%%

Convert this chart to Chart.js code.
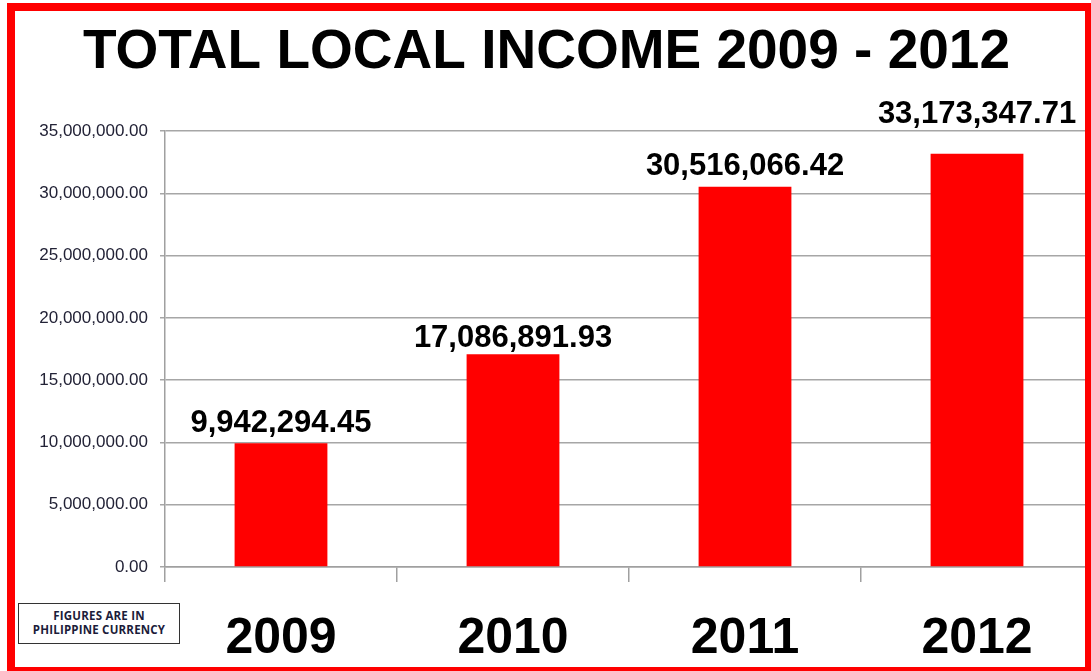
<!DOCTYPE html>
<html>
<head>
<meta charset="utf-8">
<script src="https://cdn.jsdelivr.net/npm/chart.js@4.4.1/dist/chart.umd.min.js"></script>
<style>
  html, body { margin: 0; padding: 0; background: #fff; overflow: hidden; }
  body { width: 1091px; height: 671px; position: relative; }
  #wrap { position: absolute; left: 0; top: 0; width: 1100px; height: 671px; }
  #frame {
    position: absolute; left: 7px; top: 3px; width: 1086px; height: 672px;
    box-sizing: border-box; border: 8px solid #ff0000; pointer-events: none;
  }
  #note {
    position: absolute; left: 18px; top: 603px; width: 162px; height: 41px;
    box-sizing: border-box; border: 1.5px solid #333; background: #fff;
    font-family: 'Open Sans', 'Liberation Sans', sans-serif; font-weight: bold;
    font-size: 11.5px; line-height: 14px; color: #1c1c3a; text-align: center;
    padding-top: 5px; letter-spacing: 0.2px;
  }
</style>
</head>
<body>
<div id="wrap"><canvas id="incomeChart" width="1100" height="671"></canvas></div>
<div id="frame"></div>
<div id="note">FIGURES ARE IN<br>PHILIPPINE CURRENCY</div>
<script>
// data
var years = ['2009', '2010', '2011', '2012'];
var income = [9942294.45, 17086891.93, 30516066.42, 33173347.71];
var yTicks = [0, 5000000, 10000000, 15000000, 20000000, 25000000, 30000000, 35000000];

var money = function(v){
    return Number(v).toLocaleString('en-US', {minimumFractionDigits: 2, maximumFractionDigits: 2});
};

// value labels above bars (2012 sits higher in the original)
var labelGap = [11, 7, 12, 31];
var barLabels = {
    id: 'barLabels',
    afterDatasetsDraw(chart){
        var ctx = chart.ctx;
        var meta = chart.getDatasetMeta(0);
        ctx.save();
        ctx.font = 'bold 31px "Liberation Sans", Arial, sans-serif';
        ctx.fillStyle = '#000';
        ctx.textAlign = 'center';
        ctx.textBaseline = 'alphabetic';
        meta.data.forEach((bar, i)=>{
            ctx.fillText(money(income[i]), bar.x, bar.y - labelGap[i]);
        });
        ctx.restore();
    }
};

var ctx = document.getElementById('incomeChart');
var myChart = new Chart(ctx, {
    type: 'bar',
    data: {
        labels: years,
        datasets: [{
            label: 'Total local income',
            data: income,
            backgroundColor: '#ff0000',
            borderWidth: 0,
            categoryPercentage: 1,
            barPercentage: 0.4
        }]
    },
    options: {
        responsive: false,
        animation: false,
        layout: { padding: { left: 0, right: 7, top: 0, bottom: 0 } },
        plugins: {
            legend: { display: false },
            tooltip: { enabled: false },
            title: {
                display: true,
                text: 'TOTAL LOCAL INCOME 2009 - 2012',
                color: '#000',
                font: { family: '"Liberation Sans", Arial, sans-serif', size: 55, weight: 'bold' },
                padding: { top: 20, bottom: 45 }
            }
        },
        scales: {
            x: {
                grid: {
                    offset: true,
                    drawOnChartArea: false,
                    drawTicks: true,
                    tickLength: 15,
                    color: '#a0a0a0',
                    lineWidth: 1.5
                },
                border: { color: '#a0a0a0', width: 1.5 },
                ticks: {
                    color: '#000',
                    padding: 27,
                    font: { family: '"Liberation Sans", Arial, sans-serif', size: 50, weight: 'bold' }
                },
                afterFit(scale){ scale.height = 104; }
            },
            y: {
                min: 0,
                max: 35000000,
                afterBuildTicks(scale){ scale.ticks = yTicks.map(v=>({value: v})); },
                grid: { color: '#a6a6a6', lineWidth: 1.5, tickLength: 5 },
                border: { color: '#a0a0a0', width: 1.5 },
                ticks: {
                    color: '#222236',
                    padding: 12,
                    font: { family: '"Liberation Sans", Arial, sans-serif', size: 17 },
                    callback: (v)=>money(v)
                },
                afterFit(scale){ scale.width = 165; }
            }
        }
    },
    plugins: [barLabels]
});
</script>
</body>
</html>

%%

== The problem ==
Restate the whole listing above exactly, except for its images.

== Exercise response ==
Convert this chart to Chart.js code.
<!DOCTYPE html>
<html>
<head>
<meta charset="utf-8">
<script src="https://cdn.jsdelivr.net/npm/chart.js@4.4.1/dist/chart.umd.min.js"></script>
<style>
  html, body { margin: 0; padding: 0; background: #fff; overflow: hidden; }
  body { width: 1091px; height: 671px; position: relative; }
  #wrap { position: absolute; left: 0; top: 0; width: 1100px; height: 671px; }
  #frame {
    position: absolute; left: 7px; top: 3px; width: 1086px; height: 672px;
    box-sizing: border-box; border: 8px solid #ff0000; pointer-events: none;
  }
  #note {
    position: absolute; left: 18px; top: 603px; width: 162px; height: 41px;
    box-sizing: border-box; border: 1.5px solid #333; background: #fff;
    font-family: 'Open Sans', 'Liberation Sans', sans-serif; font-weight: bold;
    font-size: 11.5px; line-height: 14px; color: #1c1c3a; text-align: center;
    padding-top: 5px; letter-spacing: 0.2px;
  }
</style>
</head>
<body>
<div id="wrap"><canvas id="incomeChart" width="1100" height="671"></canvas></div>
<div id="frame"></div>
<div id="note">FIGURES ARE IN<br>PHILIPPINE CURRENCY</div>
<script>
// data
var years = ['2009', '2010', '2011', '2012'];
var income = [9942294.45, 17086891.93, 30516066.42, 33173347.71];
var yTicks = [0, 5000000, 10000000, 15000000, 20000000, 25000000, 30000000, 35000000];

var money = function(v){
    return Number(v).toLocaleString('en-US', {minimumFractionDigits: 2, maximumFractionDigits: 2});
};

// value labels above bars (2012 sits higher in the original)
var labelGap = [11, 7, 12, 31];
var barLabels = {
    id: 'barLabels',
    afterDatasetsDraw(chart){
        var ctx = chart.ctx;
        var meta = chart.getDatasetMeta(0);
        ctx.save();
        ctx.font = 'bold 31px "Liberation Sans", Arial, sans-serif';
        ctx.fillStyle = '#000';
        ctx.textAlign = 'center';
        ctx.textBaseline = 'alphabetic';
        meta.data.forEach((bar, i)=>{
            ctx.fillText(money(income[i]), bar.x, bar.y - labelGap[i]);
        });
        ctx.restore();
    }
};

var ctx = document.getElementById('incomeChart');
var myChart = new Chart(ctx, {
    type: 'bar',
    data: {
        labels: years,
        datasets: [{
            label: 'Total local income',
            data: income,
            backgroundColor: '#ff0000',
            borderWidth: 0,
            categoryPercentage: 1,
            barPercentage: 0.4
        }]
    },
    options: {
        responsive: false,
        animation: false,
        layout: { padding: { left: 0, right: 7, top: 0, bottom: 0 } },
        plugins: {
            legend: { display: false },
            tooltip: { enabled: false },
            title: {
                display: true,
                text: 'TOTAL LOCAL INCOME 2009 - 2012',
                color: '#000',
                font: { family: '"Liberation Sans", Arial, sans-serif', size: 55, weight: 'bold' },
                padding: { top: 20, bottom: 45 }
            }
        },
        scales: {
            x: {
                grid: {
                    offset: true,
                    drawOnChartArea: false,
                    drawTicks: true,
                    tickLength: 15,
                    color: '#a0a0a0',
                    lineWidth: 1.5
                },
                border: { color: '#a0a0a0', width: 1.5 },
                ticks: {
                    color: '#000',
                    padding: 27,
                    font: { family: '"Liberation Sans", Arial, sans-serif', size: 50, weight: 'bold' }
                },
                afterFit(scale){ scale.height = 104; }
            },
            y: {
                min: 0,
                max: 35000000,
                afterBuildTicks(scale){ scale.ticks = yTicks.map(v=>({value: v})); },
                grid: { color: '#a6a6a6', lineWidth: 1.5, tickLength: 5 },
                border: { color: '#a0a0a0', width: 1.5 },
                ticks: {
                    color: '#222236',
                    padding: 12,
                    font: { family: '"Liberation Sans", Arial, sans-serif', size: 17 },
                    callback: (v)=>money(v)
                },
                afterFit(scale){ scale.width = 165; }
            }
        }
    },
    plugins: [barLabels]
});
</script>
</body>
</html>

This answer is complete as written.